An Education
In which I bash traditional schooling and make a plea for something different.
I think, perhaps, I’d like to start a school. An alternative high school where students are engineers of their own education. Where students learn like I did.
Until high school, I was homeschooled. I spent my days at home, diving into the subjects I found interesting, letting my schoolwork be guided by what I was excited about. I read and wrote constantly. I made art of every subject. I skipped from one field of study to another. I was learning for the sake of learning, not for anything else. At eight I became an expert on the pioneers with Laura Ingalls Wilder as my guide. At thirteen I learned about the Holocaust without opening a single textbook: I read fiction and memoirs about children who lived through it, I watched movies, I visited the Holocaust Museum in Washington DC and Dachau in Germany. While science never seemed particularly fascinating, I found ways to become engaged in it.

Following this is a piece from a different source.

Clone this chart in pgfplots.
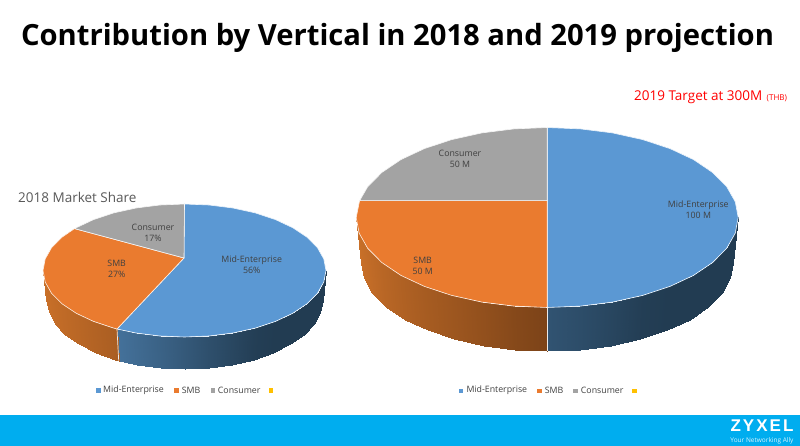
\documentclass[border=0pt]{standalone}
\usepackage{pgfplots}
\pgfplotsset{compat=1.18}
\usepgfplotslibrary{patchplots}
\usepackage{fontspec}
\setmainfont{Open Sans}
\newfontfamily\logofont[LetterSpace=12]{Liberation Sans}
\definecolor{cblue}{HTML}{5B98D3}
\definecolor{corange}{HTML}{EA7B2F}
\definecolor{cgray}{HTML}{A3A3A3}
\definecolor{cyellow}{HTML}{FFC000}
\definecolor{ctext}{HTML}{404040}
\definecolor{cfoot}{HTML}{00ADEF}
\newcommand{\lab}{\fontsize{8.8}{11}\selectfont\color{ctext}}
\begin{document}
\begin{tikzpicture}
\begin{axis}[
  scale only axis, width=800pt, height=446pt,
  xmin=0, xmax=800, ymin=0, ymax=446, y dir=reverse,
  hide axis,
  point meta min=0, point meta max=201,
  colormap={side}{rgb255(0)=(68,113,154) rgb255(100)=(34,60,82) rgb255(101)=(201,112,41) rgb255(201)=(124,67,24)},
  sidepatch/.style={patch, patch type=rectangle, shader=interp, point meta=\thisrow{c}},
]
% footer
\addplot[fill=cfoot, draw=none] coordinates {(0,415)(800,415)(800,446)(0,446)} -- cycle;
% left pie side
\addplot[sidepatch] table {
x y c
117 329 0
136.1 333 12
137.3 364.8 12
118.7 360.7 0
136.1 333 12
159.9 336 28
160.5 368 28
137.3 364.8 12
159.9 336 28
184.5 337 46
184.5 369 46
160.5 368 28
184.5 337 46
209.1 336 64
208.5 368 64
184.5 369 46
209.1 336 64
232.9 333 80
231.7 364.8 80
208.5 368 64
232.9 333 80
255.3 328.1 95
253.5 359.8 95
231.7 364.8 80
255.3 328.1 95
275.5 321.4 100
273.2 352.9 100
253.5 359.8 95
275.5 321.4 100
292.9 313.2 100
290.2 344.4 100
273.2 352.9 100
292.9 313.2 100
307 303.8 100
304 334.5 100
290.2 344.4 100
307 303.8 100
317.5 293.2 100
314.2 323.6 100
304 334.5 100
317.5 293.2 100
323.8 282 100
320.4 312 100
314.2 323.6 100
323.8 282 100
326 270.5 100
322.5 300 100
320.4 312 100
43 270.5 101
45.2 282 103
48.6 312 103
46.5 300 101
45.2 282 103
51.5 293.2 108
54.8 323.6 108
48.6 312 103
51.5 293.2 108
62 303.8 114
65 334.5 114
54.8 323.6 108
62 303.8 114
76.1 313.2 121
78.8 344.4 121
65 334.5 114
76.1 313.2 121
93.5 321.4 130
95.8 352.9 130
78.8 344.4 121
93.5 321.4 130
113.7 328.1 140
115.5 359.8 140
95.8 352.9 130
113.7 328.1 140
117 329 144
118.7 360.7 144
115.5 359.8 140
};
% right pie side
\addplot[sidepatch] table {
x y c
547.2 307.5 56
580.4 306.1 68
579.5 349.7 68
547.2 351 56
580.4 306.1 68
612.5 302.1 82
610.8 345.7 82
579.5 349.7 68
612.5 302.1 82
642.7 295.4 96
640.2 339.2 96
610.8 345.7 82
642.7 295.4 96
670 286.4 100
666.8 330.4 100
640.2 339.2 96
670 286.4 100
693.5 275.4 100
689.7 319.6 100
666.8 330.4 100
693.5 275.4 100
712.6 262.5 100
708.3 307 100
689.7 319.6 100
712.6 262.5 100
726.7 248.3 100
722 293.1 100
708.3 307 100
726.7 248.3 100
735.3 233.1 100
730.4 278.3 100
722 293.1 100
735.3 233.1 100
738.2 217.5 100
733.2 263 100
730.4 278.3 100
356.2 217.5 101
359.1 233.1 104
364 278.3 104
361.2 263 101
359.1 233.1 104
367.7 248.3 112
372.4 293.1 112
364 278.3 104
367.7 248.3 112
381.8 262.5 123
386.1 307 123
372.4 293.1 112
381.8 262.5 123
400.9 275.4 134
404.7 319.6 134
386.1 307 123
400.9 275.4 134
424.4 286.4 146
427.6 330.4 146
404.7 319.6 134
424.4 286.4 146
451.7 295.4 158
454.2 339.2 158
427.6 330.4 146
451.7 295.4 158
481.9 302.1 172
483.6 345.7 172
454.2 339.2 158
481.9 302.1 172
514 306.1 188
514.9 349.7 188
483.6 345.7 172
514 306.1 188
547.2 307.5 201
547.2 351 201
514.9 349.7 188
};
% side separators
\addplot[color=white!92!black, line width=0.7pt] coordinates {(117,329)(118.7,360.7)};
\addplot[color=white!92!black, line width=0.7pt] coordinates {(547.2,307.5)(547.2,351)};
% left pie top
\addplot[fill=cblue, draw=white!90!cblue, line width=0.6pt] coordinates {(184,258)(184.5,204)(209.1,205)(232.9,208)(255.3,212.9)(275.5,219.6)(292.9,227.8)(307,237.2)(317.5,247.8)(323.8,259)(326,270.5)(323.8,282)(317.5,293.2)(307,303.8)(292.9,313.2)(275.5,321.4)(255.3,328.1)(232.9,333)(209.1,336)(184.5,337)(159.9,336)(136.1,333)(117,329)} -- cycle;
\addplot[fill=corange, draw=white!90!corange, line width=0.6pt] coordinates {(184,258)(117,329)(113.7,328.1)(93.5,321.4)(76.1,313.2)(62,303.8)(51.5,293.2)(45.2,282)(43,270.5)(45.2,259)(51.5,247.8)(62,237.2)(74.5,228.6)} -- cycle;
\addplot[fill=cgray, draw=white!90!cgray, line width=0.6pt] coordinates {(184,258)(74.5,228.6)(76.1,227.8)(93.5,219.6)(113.7,212.9)(136.1,208)(159.9,205)(184.5,204)} -- cycle;
% right pie top
\addplot[fill=cblue, draw=white!90!cblue, line width=0.6pt] coordinates {(547.2,200.7)(547.2,127.5)(580.4,128.9)(612.5,132.9)(642.7,139.6)(670,148.6)(693.5,159.6)(712.6,172.5)(726.7,186.7)(735.3,201.9)(738.2,217.5)(735.3,233.1)(726.7,248.3)(712.6,262.5)(693.5,275.4)(670,286.4)(642.7,295.4)(612.5,302.1)(580.4,306.1)(547.2,307.5)} -- cycle;
\addplot[fill=corange, draw=white!90!corange, line width=0.6pt] coordinates {(547.2,200.7)(547.2,307.5)(514,306.1)(481.9,302.1)(451.7,295.4)(424.4,286.4)(400.9,275.4)(381.8,262.5)(367.7,248.3)(359.1,233.1)(356.2,217.5)(359.6,200.7)} -- cycle;
\addplot[fill=cgray, draw=white!90!cgray, line width=0.6pt] coordinates {(547.2,200.7)(359.6,200.7)(367.7,186.7)(381.8,172.5)(400.9,159.6)(424.4,148.6)(451.7,139.6)(481.9,132.9)(514,128.9)(547.2,127.5)} -- cycle;
% legend markers
\addplot[only marks, mark=square*, mark size=1.8pt, color=cblue] coordinates {(98,390)(460.7,390.7)};
\addplot[only marks, mark=square*, mark size=1.8pt, color=corange] coordinates {(176,390)(539.3,390.7)};
\addplot[only marks, mark=square*, mark size=1.8pt, color=cgray] coordinates {(212.7,390)(575.3,390.7)};
\addplot[only marks, mark=square*, mark size=1.8pt, color=cyellow] coordinates {(270.7,390)(634.3,390.7)};
% title
\node[anchor=center, font=\fontsize{29.2}{34}\selectfont\bfseries] at (axis cs:397.5,38) {Contribution by Vertical in 2018 and 2019 projection};
\node[anchor=west, font=\fontsize{13.5}{16}\selectfont, text=red, inner sep=0pt] at (axis cs:634,97) {2019 Target at 300M\,\,\fontsize{8}{9}\selectfont(THB)};
\node[anchor=west, font=\fontsize{13.5}{16}\selectfont, text=black!65, inner sep=0pt] at (axis cs:18,197) {2018 Market Share};
% slice labels
\node[font=\lab, align=center, inner sep=0pt] at (axis cs:251.7,265) {Mid-Enterprise\\56\%};
\node[font=\lab, align=center, inner sep=0pt] at (axis cs:116.7,269) {SMB\\27\%};
\node[font=\lab, align=center, inner sep=0pt] at (axis cs:153,233.3) {Consumer\\17\%};
\node[font=\lab, align=center, inner sep=0pt] at (axis cs:698.3,210) {Mid-Enterprise\\100 M};
\node[font=\lab, align=center, inner sep=0pt] at (axis cs:422.7,266) {SMB\\50 M};
\node[font=\lab, align=center, inner sep=0pt] at (axis cs:460,159) {Consumer\\50 M};
% legends
\node[anchor=west, font=\lab, inner sep=0pt] at (axis cs:103,390) {Mid-Enterprise};
\node[anchor=west, font=\lab, inner sep=0pt] at (axis cs:181.7,390) {SMB};
\node[anchor=west, font=\lab, inner sep=0pt] at (axis cs:217.7,390) {Consumer};
\node[anchor=west, font=\lab, inner sep=0pt] at (axis cs:466.3,390.7) {Mid-Enterprise};
\node[anchor=west, font=\lab, inner sep=0pt] at (axis cs:544.7,390.7) {SMB};
\node[anchor=west, font=\lab, inner sep=0pt] at (axis cs:580.7,390.7) {Consumer};
% logo
\node[anchor=center, font=\logofont\fontsize{17}{18}\selectfont\bfseries, text=white, inner sep=0pt] at (axis cs:762,426) {ZYXEL};
\node[anchor=center, font=\fontsize{6.5}{7}\selectfont, text=white!85!cfoot, inner sep=0pt] at (axis cs:762,440.5) {Your Networking Ally};
\end{axis}
\pgfresetboundingbox
\useasboundingbox (0,0) rectangle (800pt,446pt);
\end{tikzpicture}
\end{document}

I wrote poetry about the structure of a calcium molecule, made a Mythbusters-style video with my brother based on experiments we’d conducted. There were never curricula, never clear starts and ends to my learning about a particular subject, never grades to motivate my academics. With homeschooling learning was like breathing: it happened naturally.
I decided to go to high school because I wanted to expand my world. I thought I wanted to learn in a more structured way. When I got to high school I decided to let success become important to me. Honestly, I stopped learning and started getting As. I learned to mindlessly memorize, follow formulas, bubble in, match, and restate. In high school, thinking became answering questions to prove that I read something. I don’t see much thought in that. There were places in high school where I did get to think: in particular, art classes and debate team. There, I was handed building blocks but no floor plan. I was given paints or facts, but it was up to me to draft and build. Ironically, both activities are considered “extracurricular” and “non-academic.”
There’s a part of me that wonders what I would be like if I had never gone to traditional high school, if I had spent four more years finding myself and my interests in the pages of dystopian fiction or modern art museums or travel abroad. Maybe I would have spent four more years understanding learning as something to love and explore rather than something that was defined by a report card and a pile of tests whose answers I had already forgotten by the time they were handed back to me with a tidy percentage written on them. But maybe I’d never have realized how unique and valuable my homeschooling learning experiences were. Maybe I never would have found a fascination in the very subject of learning itself.
I get so worked up about education and all its possibilities. I look around me and see a generation of kids being told that we need to solve the problems previous generations created. But how can we be innovative if our education is not? As teenagers, we are full of excitement and questioning and desire to do something. What if those urges could drive our education? More than anything I want to give others a chance at an education that gives them room to have individual interests, to have ideas, to stop being “schooled” and start actually learning. My own experience shouldn’t be such a rare and unusual education. Every teen deserves a chance to understand that education can be about passion and creativity and learning simply because you want to.
So, perhaps I’d like to start a school. Perhaps I feel like I have to.